15:54 - Invest in custom apps
Your best bet isn’t necessarily in going full custom. It’s in customizing what you can, like apps, while your business still lives on Shopify.
BF: “My thesis is that you can accomplish a lot. You can get really, really frigging far building and scaling a business on Shopify and Shopify Plus, if what you do is you invest in custom functionality or boutique functionality in the places that matter. The typical argument is, I don't want to rely on 15 different apps that may or may not talk to each other to grow my business. My go-to in general would be once you get to the place where you can afford to invest in engineering, build a custom app that integrates. Basically builds the functionality of seven of those apps that are otherwise interconnected, right? Find the natural interconnectedness of some of these apps and either build integrations yourself, or more likely what can happen is you can build a customer private app that accomplishes a lot of those different things that aren't really integrated properly. And you can do it on top of the Shopify platform, right? It's not that you have to rely on Shopify’s existing app ecosystem. You should be investing in building your own custom apps that solve your own relatively specific problems.”
17:29 - Get as big as you can
Ben Fisher’s take is that you should grow your business as much as possible on Shopify before you start running up again problems that you can throw cash at yourself.
BF: “There are still most definitely some trade-offs of being on a platform like Shopify. A lot of what's been said has been around like control of the checkout page. A lot of people want a one-page checkout. Shopify is not going to let you have a one-page checkout. And when you upgrade to Shopify Plus, you certainly have a lot more control over the checkout experience. You don't have full control. I wouldn't be building a brand because I don't know enough about all this. But if if I was a part - I've done fractional CTO going for a subscription eCommerce brands. That's what I did after CartHook for a bit. In general, I would advise people to get as big as you possibly can on Shopify. And in the event that you get so big and you have so much money that you can afford to pay several engineers $170,000 a year, or maybe less depending on your market, then you know, maybe you do that. But I'm not really sold on this idea of all of these trade-offs that people attribute to not building on Shopify.”
19:29 - Pay attention to the 1%
Once you reach a certain success rate, small incremental inefficiencies can start adding up. That’s when it might make sense to scale your in-house team.

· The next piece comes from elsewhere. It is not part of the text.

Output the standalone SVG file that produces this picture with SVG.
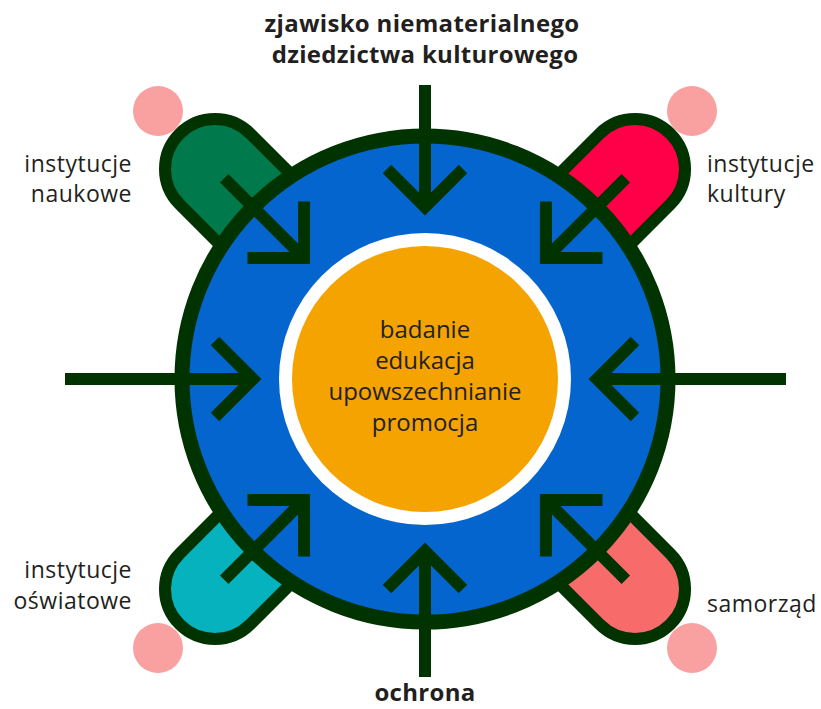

BK: “It's that middle ground. I think checkout is something that came up a lot is that if you mess that up, and even one line of code that doesn't work on one browser and one like little phone that no one has, that's worth a lot of money at scale. And solving for that without an army of developers, an army of product managers, and like a designer or two is very hard. So you can cover 80%, 90%, 99% of the use case. But that 1% eventually becomes worth a lot of money. It just depends on what scale you're at. And when it becomes worth a lot of money is when you should hire that army I just described. But it's not even just engineers. It's a product manager, probably some like UI, UX designer to make sure it's working the way you want. So it's like one, two, and then maybe two or three engineers. That's like a five, six person team full-time. Not cheap each person, right? That problem better be a lot more expensive than that combined salary count.”
22:25 - The definition of headless
A headless operation can be defined as an ecosystem of multiple products where a different individual company tackles a different thing to make your overall business work.
BF: “When you say headless, you're thinking of Shopify headless. When I think of headless, I'm thinking of no Shopify at all. I'm thinking of either using, I don't know if Bolt is technically headless. But when I think of headless, I think of we’ll call it an ecosystem of multiple products. You have a page builder, you have a CMS, which would probably be like Contentful or something. You basically have a suite of independent companies, all of whom focus on a specific portion of the constellation of jobs that need to be done to support an eCommerce business. I'd say, the cynic in me is: when you're relying on 12 different products, even if they're directly integrated, won't you still fall into the problem that people complain about in the Shopify app store” Of, I have 12 apps, they all kind of do something. None of them necessarily talk to each other correctly. It's requiring me to have 12 different vendors to run my business. And it's exhausting...with headless, at least you have people specializing in certain aspects of the constellation.”
25:20 - Aim for fewer failure points
The ultimate goal for the way you set up your business should be efficiency. Explore methods where you can streamline and integrate.
BF: “Part of the problem with apps is that you're also building on top of Shopify. So you as an app developer actually don't have visibility into the foundation of the home. You are simply a veneer. In some cases, you have little holes in the roof that you are able to stick your little wire into. I do think that in headless, these brands were able to have much deeper integrations in theory. But you still do have this coordination issue, where people can potentially start blaming each other. And then again, it might just come down to in headless, you don't want to have 15 different vendors. You want maybe three. And from what I understand, Shogun has done a really good job. Because they're not just creating the landing page, they're doing multiple things related to the page building. And so what ends up happening is it is a benefit. Because rather than having seven apps, you have effectively one app. Which isn't so different from what I was advocating for within the Shopify place, which was: build a custom app that does the job of five apps that would otherwise be having to integrate with each other. Because when you have one app, there's fewer places that it's going to fail.”